- **WHAT NEEDS TO BE DONE**
Copy out each line that has "this" in it.
— BEGIN —
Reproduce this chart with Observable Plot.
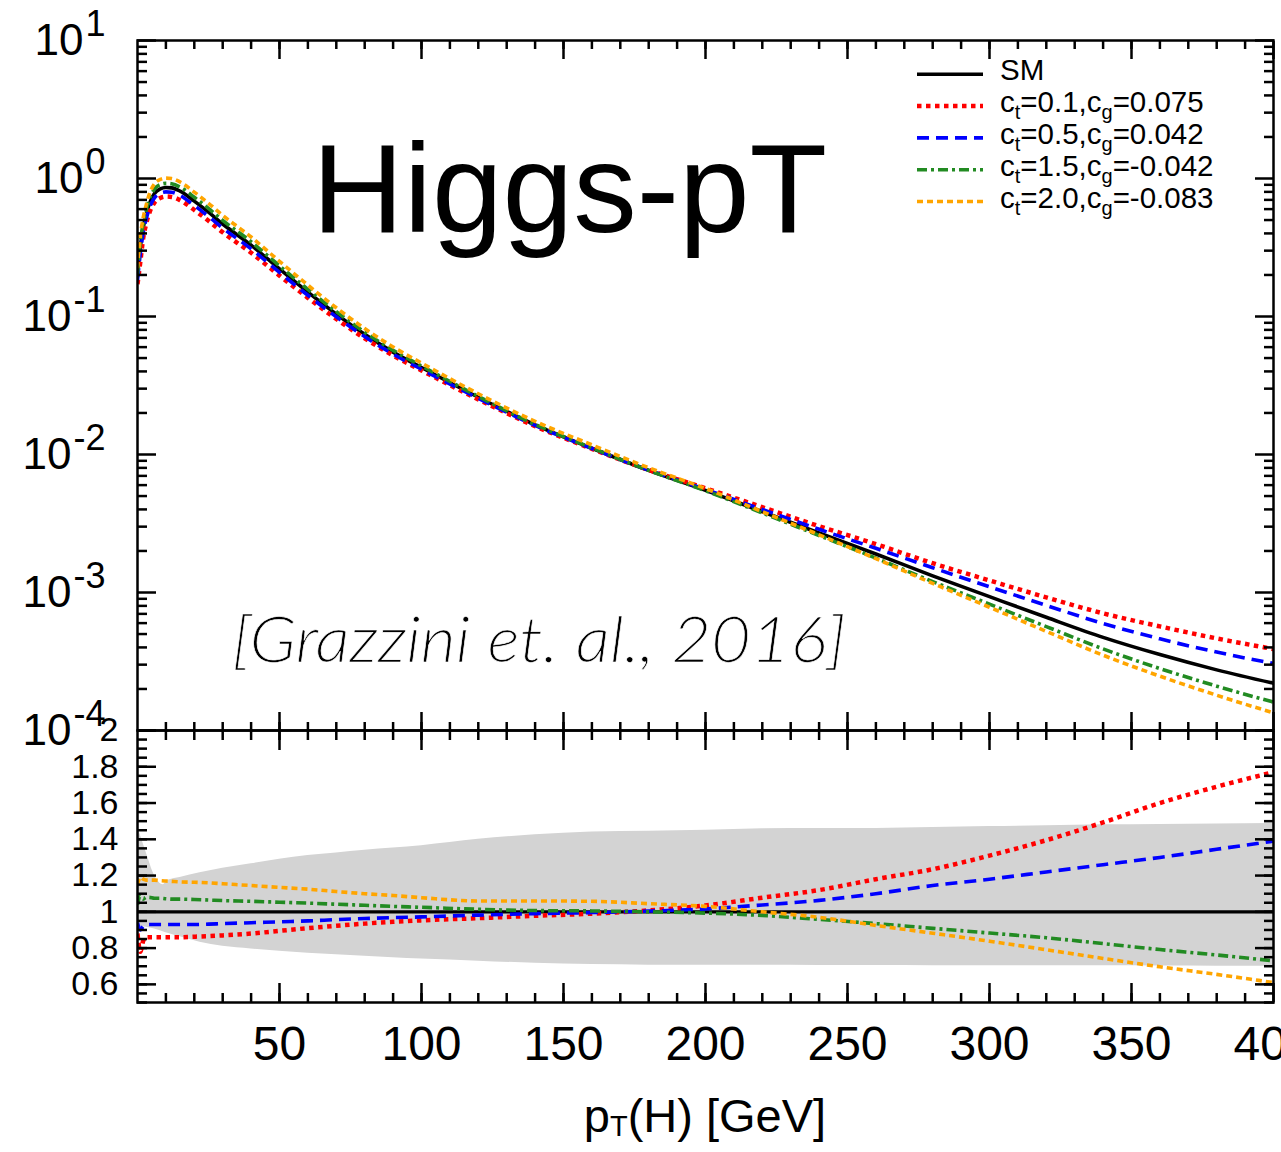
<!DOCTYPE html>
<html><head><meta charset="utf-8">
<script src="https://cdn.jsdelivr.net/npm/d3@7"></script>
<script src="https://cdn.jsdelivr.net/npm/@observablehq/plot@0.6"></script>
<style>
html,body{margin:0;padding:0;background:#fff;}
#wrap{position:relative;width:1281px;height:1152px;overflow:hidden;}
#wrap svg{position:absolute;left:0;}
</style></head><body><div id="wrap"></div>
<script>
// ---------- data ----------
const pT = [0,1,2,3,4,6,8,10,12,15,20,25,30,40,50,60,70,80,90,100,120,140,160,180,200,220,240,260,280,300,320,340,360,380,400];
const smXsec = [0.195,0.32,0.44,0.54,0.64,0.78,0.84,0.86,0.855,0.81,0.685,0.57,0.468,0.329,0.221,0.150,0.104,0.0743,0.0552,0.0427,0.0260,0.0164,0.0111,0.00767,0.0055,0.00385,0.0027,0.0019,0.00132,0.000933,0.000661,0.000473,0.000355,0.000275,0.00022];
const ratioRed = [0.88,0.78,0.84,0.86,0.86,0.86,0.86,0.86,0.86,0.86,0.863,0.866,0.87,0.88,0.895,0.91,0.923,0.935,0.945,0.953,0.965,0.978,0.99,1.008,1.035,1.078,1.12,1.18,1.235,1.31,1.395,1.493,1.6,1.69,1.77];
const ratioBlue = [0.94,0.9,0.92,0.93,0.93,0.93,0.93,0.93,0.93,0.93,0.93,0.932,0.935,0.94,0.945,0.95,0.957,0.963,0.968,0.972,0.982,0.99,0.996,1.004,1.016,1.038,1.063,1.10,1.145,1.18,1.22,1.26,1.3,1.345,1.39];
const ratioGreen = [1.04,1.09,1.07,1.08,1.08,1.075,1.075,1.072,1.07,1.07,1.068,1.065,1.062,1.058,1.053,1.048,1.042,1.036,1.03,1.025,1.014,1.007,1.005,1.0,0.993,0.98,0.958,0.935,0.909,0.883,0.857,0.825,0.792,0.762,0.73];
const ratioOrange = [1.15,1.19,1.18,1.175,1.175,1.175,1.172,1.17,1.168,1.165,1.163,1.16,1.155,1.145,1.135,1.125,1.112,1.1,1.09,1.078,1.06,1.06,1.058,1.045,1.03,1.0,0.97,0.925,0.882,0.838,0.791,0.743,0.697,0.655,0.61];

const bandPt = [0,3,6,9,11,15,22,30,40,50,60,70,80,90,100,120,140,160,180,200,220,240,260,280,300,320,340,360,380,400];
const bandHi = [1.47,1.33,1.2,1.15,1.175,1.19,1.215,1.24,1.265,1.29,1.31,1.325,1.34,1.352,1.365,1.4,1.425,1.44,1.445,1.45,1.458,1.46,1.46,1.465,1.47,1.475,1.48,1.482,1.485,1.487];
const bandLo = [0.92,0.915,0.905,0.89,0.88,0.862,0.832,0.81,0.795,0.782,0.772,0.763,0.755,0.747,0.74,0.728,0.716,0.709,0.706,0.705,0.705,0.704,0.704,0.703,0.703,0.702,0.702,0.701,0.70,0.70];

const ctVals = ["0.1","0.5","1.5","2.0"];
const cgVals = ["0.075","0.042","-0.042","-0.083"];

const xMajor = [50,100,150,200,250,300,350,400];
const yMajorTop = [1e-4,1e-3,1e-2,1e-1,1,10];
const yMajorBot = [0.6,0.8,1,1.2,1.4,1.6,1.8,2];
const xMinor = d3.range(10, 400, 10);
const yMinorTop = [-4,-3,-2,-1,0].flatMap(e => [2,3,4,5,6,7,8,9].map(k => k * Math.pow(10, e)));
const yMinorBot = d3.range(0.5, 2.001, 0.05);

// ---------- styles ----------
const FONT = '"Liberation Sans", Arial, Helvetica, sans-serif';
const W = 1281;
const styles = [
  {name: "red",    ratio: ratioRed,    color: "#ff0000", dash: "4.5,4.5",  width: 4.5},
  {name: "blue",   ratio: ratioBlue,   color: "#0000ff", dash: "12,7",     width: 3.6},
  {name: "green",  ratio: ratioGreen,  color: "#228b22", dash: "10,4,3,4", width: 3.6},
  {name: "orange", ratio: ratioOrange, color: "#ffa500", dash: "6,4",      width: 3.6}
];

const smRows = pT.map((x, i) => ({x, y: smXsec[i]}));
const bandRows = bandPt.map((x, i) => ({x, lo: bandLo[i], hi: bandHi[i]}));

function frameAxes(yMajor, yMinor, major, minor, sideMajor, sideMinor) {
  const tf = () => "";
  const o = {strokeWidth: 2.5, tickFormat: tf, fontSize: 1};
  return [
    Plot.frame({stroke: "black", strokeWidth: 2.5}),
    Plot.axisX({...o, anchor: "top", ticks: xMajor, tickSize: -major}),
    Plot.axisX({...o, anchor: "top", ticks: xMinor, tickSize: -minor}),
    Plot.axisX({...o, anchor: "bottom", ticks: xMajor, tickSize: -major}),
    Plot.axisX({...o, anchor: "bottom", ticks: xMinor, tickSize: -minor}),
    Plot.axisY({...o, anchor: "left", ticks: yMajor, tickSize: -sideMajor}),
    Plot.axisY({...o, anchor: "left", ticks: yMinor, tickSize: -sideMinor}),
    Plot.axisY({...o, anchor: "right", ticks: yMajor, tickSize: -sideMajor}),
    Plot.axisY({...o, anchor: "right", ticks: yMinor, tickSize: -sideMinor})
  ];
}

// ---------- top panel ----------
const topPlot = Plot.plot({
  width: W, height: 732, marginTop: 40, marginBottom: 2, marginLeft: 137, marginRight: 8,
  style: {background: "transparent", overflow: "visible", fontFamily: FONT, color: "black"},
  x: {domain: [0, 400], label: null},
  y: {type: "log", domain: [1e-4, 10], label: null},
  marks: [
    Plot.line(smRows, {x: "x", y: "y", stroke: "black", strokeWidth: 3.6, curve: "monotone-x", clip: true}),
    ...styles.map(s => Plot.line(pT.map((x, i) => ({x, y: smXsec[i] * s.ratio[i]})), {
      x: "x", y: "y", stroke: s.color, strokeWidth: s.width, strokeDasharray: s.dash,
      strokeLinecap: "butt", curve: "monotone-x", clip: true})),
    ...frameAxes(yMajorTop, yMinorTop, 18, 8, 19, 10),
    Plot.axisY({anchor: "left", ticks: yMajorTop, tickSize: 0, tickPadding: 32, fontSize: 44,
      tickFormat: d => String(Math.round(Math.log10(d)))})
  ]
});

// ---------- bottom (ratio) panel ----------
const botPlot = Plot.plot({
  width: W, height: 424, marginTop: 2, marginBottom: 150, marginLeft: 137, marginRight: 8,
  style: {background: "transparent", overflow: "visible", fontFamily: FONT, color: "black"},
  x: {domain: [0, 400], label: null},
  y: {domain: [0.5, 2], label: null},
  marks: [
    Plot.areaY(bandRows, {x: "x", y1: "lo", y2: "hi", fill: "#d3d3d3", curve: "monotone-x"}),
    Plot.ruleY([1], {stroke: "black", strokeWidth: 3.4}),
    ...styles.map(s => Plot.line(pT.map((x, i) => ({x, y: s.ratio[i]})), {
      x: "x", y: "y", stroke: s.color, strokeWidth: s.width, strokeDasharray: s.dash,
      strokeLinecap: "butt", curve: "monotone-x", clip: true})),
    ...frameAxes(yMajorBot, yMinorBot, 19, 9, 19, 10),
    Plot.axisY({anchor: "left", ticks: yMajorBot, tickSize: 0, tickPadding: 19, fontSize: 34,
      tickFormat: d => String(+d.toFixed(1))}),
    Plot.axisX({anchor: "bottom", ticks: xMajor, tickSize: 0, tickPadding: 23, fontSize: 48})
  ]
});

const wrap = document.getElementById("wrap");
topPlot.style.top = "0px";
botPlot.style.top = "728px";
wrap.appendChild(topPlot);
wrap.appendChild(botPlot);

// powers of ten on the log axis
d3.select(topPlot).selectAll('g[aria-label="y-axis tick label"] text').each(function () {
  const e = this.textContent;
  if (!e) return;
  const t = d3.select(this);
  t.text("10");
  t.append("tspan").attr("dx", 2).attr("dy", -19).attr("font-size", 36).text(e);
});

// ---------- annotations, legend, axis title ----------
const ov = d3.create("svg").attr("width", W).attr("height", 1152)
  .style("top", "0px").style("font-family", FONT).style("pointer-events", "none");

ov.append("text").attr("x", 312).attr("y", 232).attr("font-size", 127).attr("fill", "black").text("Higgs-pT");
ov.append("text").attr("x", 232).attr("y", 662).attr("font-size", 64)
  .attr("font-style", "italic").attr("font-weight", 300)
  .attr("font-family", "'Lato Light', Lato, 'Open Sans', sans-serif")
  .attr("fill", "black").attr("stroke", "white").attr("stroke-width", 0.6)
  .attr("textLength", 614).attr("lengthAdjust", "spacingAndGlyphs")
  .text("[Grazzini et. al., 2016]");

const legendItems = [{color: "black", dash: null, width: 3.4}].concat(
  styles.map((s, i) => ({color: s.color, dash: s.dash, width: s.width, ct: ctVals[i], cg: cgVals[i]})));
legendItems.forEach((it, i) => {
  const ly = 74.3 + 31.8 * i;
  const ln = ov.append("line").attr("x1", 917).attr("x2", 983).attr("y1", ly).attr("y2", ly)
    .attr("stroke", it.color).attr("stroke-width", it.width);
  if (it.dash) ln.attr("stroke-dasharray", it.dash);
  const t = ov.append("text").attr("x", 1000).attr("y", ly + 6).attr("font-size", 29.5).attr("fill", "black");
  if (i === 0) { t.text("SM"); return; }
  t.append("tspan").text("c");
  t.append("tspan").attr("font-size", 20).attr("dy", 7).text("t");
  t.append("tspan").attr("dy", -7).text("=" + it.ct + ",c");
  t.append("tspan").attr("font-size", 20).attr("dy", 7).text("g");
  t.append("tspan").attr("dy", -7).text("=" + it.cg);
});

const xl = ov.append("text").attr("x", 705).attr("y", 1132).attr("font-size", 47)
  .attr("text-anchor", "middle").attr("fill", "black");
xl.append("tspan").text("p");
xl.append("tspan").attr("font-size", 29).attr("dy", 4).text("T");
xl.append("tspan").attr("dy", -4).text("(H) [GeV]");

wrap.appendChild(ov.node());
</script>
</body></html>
— END —
— BEGIN —
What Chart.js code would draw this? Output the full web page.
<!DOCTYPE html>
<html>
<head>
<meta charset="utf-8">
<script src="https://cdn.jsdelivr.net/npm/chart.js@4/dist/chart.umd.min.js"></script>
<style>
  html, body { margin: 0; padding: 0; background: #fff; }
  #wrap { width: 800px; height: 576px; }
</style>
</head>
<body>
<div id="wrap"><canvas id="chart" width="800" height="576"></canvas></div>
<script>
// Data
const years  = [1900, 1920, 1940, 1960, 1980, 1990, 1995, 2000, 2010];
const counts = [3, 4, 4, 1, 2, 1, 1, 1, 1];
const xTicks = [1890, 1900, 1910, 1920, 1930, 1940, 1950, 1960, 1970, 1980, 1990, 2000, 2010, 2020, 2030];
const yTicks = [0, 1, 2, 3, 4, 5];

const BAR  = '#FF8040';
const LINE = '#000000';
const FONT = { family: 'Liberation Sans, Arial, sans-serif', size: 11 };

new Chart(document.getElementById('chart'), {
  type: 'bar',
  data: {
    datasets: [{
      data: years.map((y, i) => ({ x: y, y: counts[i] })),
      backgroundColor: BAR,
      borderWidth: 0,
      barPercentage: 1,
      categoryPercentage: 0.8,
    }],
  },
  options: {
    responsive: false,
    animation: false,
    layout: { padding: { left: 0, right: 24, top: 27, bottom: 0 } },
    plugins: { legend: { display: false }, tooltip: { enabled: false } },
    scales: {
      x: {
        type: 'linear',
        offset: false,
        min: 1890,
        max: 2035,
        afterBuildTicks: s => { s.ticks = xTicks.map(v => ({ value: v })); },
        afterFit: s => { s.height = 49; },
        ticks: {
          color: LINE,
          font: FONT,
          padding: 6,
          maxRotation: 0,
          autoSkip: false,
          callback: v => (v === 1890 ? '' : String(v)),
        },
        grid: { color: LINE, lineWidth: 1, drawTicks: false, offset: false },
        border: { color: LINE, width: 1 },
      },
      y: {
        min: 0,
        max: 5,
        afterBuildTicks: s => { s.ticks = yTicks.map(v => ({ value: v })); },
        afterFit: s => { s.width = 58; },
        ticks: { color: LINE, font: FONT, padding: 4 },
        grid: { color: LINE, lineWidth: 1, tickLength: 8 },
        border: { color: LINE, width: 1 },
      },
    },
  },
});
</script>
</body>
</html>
— END —
- **WRITTEN RESPONSE**
Reproduce this chart with Observable Plot.
  const e = this.textContent;
  const t = d3.select(this);
What Chart.js code would draw this? Output the full web page.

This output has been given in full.